Interestingly, an Archbishop Cranmer had petitioned Cromwell for possession of Shelford, which had recently been a monastery, for his brother-in-law, but Charles I granted it to Stanhope. Early in the Civil War, Shelford was sacked, and most of its defenders were killed by Cromwell's Roundheads, though that was probably just a coincidence. RatHoling produces many such coincidences and dangerous synchronicities.

It's altogether too easy to convince myself that I've actually stumbled onto something significant. I play alternate scenarios in my head, understanding that I can consider little of the available information authoritative. Still, I might resolve something by carefully triangulating and comparing two or three sources. I'd established that Sir John was at least manor-born, placing him on the Royalist side of the impending troubles. Further, he married a Stapleton, one Alice, and the daughter of one Brian of Nottingham. Some further searching involving little heavy lifting found a string of Stapletons stretching back into Normandy before William The Conquerer. My 28th great-grandfather had received a land grant following The Battle of Hastings for an estate in Yorkshire along the River Tees he named Stapylton. A succession of knights, judges, and privy counsellors followed up to my 10th great-grandfather's marriage to my 10th great-grandmother Alice Stapleton. It's easy to conclude that they were both considered members of the peerage. Such marriages often were between peers. If I couldn't find further history on Sir John, I would settle for eighteen additional generations on his spouse's much more noteworthy side. I'm equally related to both.

One of Alice's forebears, maybe more than one, had been the designated Sheriff of Nottingham! Robin Hood might have been up against one of my great-Grands!

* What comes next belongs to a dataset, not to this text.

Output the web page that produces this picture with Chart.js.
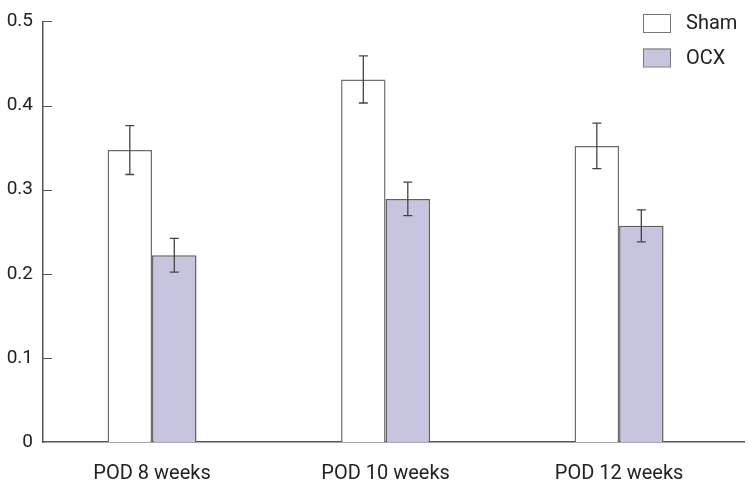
<!DOCTYPE html>
<html lang="en">
<head>
    <meta charset="UTF-8">
    <title>POD bars</title>
    <script src="https://cdn.jsdelivr.net/npm/chart.js@4.4.1/dist/chart.umd.min.js"></script>
    <style>
        html, body { margin: 0; padding: 0; background: #fff; }
        .wrap { width: 751px; height: 488px; }
    </style>
</head>
<body>
    <div class="wrap">
        <canvas id="barChart" width="751" height="488"></canvas>
    </div>

    <script>
        // data
        const categories = ['POD 8 weeks', 'POD 10 weeks', 'POD 12 weeks'];
        const shamValues = [0.347, 0.431, 0.352];
        const shamErrors = [0.029, 0.028, 0.027];
        const ocxValues = [0.222, 0.289, 0.257];
        const ocxErrors = [0.020, 0.020, 0.019];
        const yTicks = [0, 0.1, 0.2, 0.3, 0.4, 0.5];

        const FONT = 'Roboto, "DejaVu Sans Condensed", sans-serif';
        const AXIS = '#555';

        // bars sit on a numeric x axis so the groups line up like the original
        function toPoints(vals) {
            return vals.map(function (v, i) { return { x: i + 1, y: v }; });
        }

        const errorBars = {
            id: 'errorBars',
            afterDatasetsDraw(chart) {
                const ctx = chart.ctx;
                const y = chart.scales.y;
                ctx.save();
                ctx.strokeStyle = '#444';
                ctx.lineWidth = 1.3;
                chart.data.datasets.forEach(function (ds, di) {
                    const meta = chart.getDatasetMeta(di);
                    meta.data.forEach(function (bar, i) {
                        const v = ds.data[i].y, e = ds.errors[i];
                        const top = y.getPixelForValue(v + e);
                        const bot = y.getPixelForValue(v - e);
                        ctx.beginPath();
                        ctx.moveTo(bar.x, top); ctx.lineTo(bar.x, bot);
                        ctx.moveTo(bar.x - 4.5, top); ctx.lineTo(bar.x + 4.5, top);
                        ctx.moveTo(bar.x - 4.5, bot); ctx.lineTo(bar.x + 4.5, bot);
                        ctx.stroke();
                    });
                });
                ctx.restore();
            }
        };

        // tick marks point into the plot on the y axis
        const innerTicks = {
            id: 'innerTicks',
            afterDraw(chart) {
                const ctx = chart.ctx;
                const y = chart.scales.y;
                const left = chart.chartArea.left;
                ctx.save();
                ctx.strokeStyle = AXIS;
                ctx.lineWidth = 1;
                y.ticks.forEach(function (t, i) {
                    if (t.value === 0) return;
                    const py = Math.round(y.getPixelForTick(i)) + 0.5;
                    ctx.beginPath();
                    ctx.moveTo(left, py); ctx.lineTo(left + 9, py);
                    ctx.stroke();
                });
                ctx.restore();
            }
        };

        const boxLegend = {
            id: 'boxLegend',
            afterDraw(chart) {
                const ctx = chart.ctx;
                ctx.save();
                ctx.font = '20px ' + FONT;
                ctx.textBaseline = 'middle';
                chart.data.datasets.forEach(function (ds, i) {
                    const top = 14 + i * 34.5;
                    ctx.fillStyle = ds.backgroundColor;
                    ctx.fillRect(643, top, 27, 18);
                    ctx.strokeStyle = '#777';
                    ctx.lineWidth = 1;
                    ctx.strokeRect(643.5, top + 0.5, 27, 18);
                    ctx.fillStyle = '#222';
                    ctx.fillText(ds.label, 686, top + 10);
                });
                ctx.restore();
            }
        };

        const ctx = document.getElementById('barChart').getContext('2d');
        const chart = new Chart(ctx, {
            type: 'bar',
            data: {
                datasets: [
                    {
                        label: 'Sham',
                        data: toPoints(shamValues),
                        errors: shamErrors,
                        backgroundColor: '#ffffff',
                        borderColor: '#6e6e6e',
                        borderWidth: 1.5
                    },
                    {
                        label: 'OCX',
                        data: toPoints(ocxValues),
                        errors: ocxErrors,
                        backgroundColor: '#c6c4df',
                        borderColor: '#5e5e5e',
                        borderWidth: 1.5
                    }
                ]
            },
            plugins: [errorBars, innerTicks, boxLegend],
            options: {
                responsive: false,
                animation: false,
                categoryPercentage: 0.381,
                barPercentage: 1,
                layout: { padding: { top: 16, right: 7, left: 0, bottom: 0 } },
                plugins: {
                    legend: { display: false },
                    tooltip: { enabled: false }
                },
                scales: {
                    x: {
                        type: 'linear',
                        offset: false,
                        min: 0.533,
                        max: 3.535,
                        grid: { display: false, drawTicks: false },
                        border: { display: true, color: AXIS, width: 1.5 },
                        afterBuildTicks: function (scale) {
                            scale.ticks = categories.map(function (c, i) { return { value: i + 1 }; });
                        },
                        afterFit: function (scale) { scale.height = 46; },
                        ticks: {
                            padding: 20,
                            color: '#222',
                            maxRotation: 0,
                            autoSkip: false,
                            font: { family: FONT, size: 20 },
                            callback: function (v) { return categories[v - 1]; }
                        }
                    },
                    y: {
                        min: 0,
                        max: 0.5,
                        grid: { display: false, drawTicks: false },
                        border: { display: true, color: AXIS, width: 1.5 },
                        afterBuildTicks: function (scale) {
                            scale.ticks = yTicks.map(function (v) { return { value: v }; });
                        },
                        afterFit: function (scale) { scale.width = 43; },
                        ticks: {
                            padding: 10,
                            color: '#222',
                            font: { family: FONT, size: 19 },
                            callback: function (v) { return String(v); }
                        }
                    }
                }
            }
        });
    </script>
</body>
</html>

The plot was thickening as we closed in on the beginning of open hostilities between Cromwell and Charles I. Our butcher Owen died young, and his market town was occupied by Roundheads just about the time he died. His son Robert was born in Gloucester, a common departure point for headright indentures. He arrived in Virginia's Essex Colony in 1652, aged about seventeen, just after Charles I lost his head while Cromwell’s terror ruled Parliament. That would have been a dandy time for anyone with centuries of Royalist sympathies in their history to disappear into the colonies. His headright indenture would have run about four years, after which he would have been granted land. Subsequent history shows his son Isaac continuing to inhabit property in Essex Colony. He died in 1790. His son James, though, wandered further afield and died in what was called the Indian Reserve in 1780, well before Andrew Jackson had cleared that Crown-designated wild Indian country of its traditional defenders. It's little wonder subsequent generations might worship Andrew Jackson for creating a more secure context for them to continue their conquests.

RatHoling tends to connect history in ways I rarely experience. After RatHoling almost all of my Mother's history, I feel tremendously more connected to my present. It finally feels real to me, not merely stories but something more tangible and, therefore, more meaningful. I am, though, driving myself a little crazy with all the RatHoling I've been doing, for it exclusively provides the kind of nourishment that deepens my hunger and thirst. I was up and RatHoling at one this morning. I might not manage to sleep tonight. This story is a page-turner. The only problem lies in that I have to write each page before I can turn it, and each page requires hours of pleasurably exhausting RatHoling.

You may now safely refer to me as "Sir."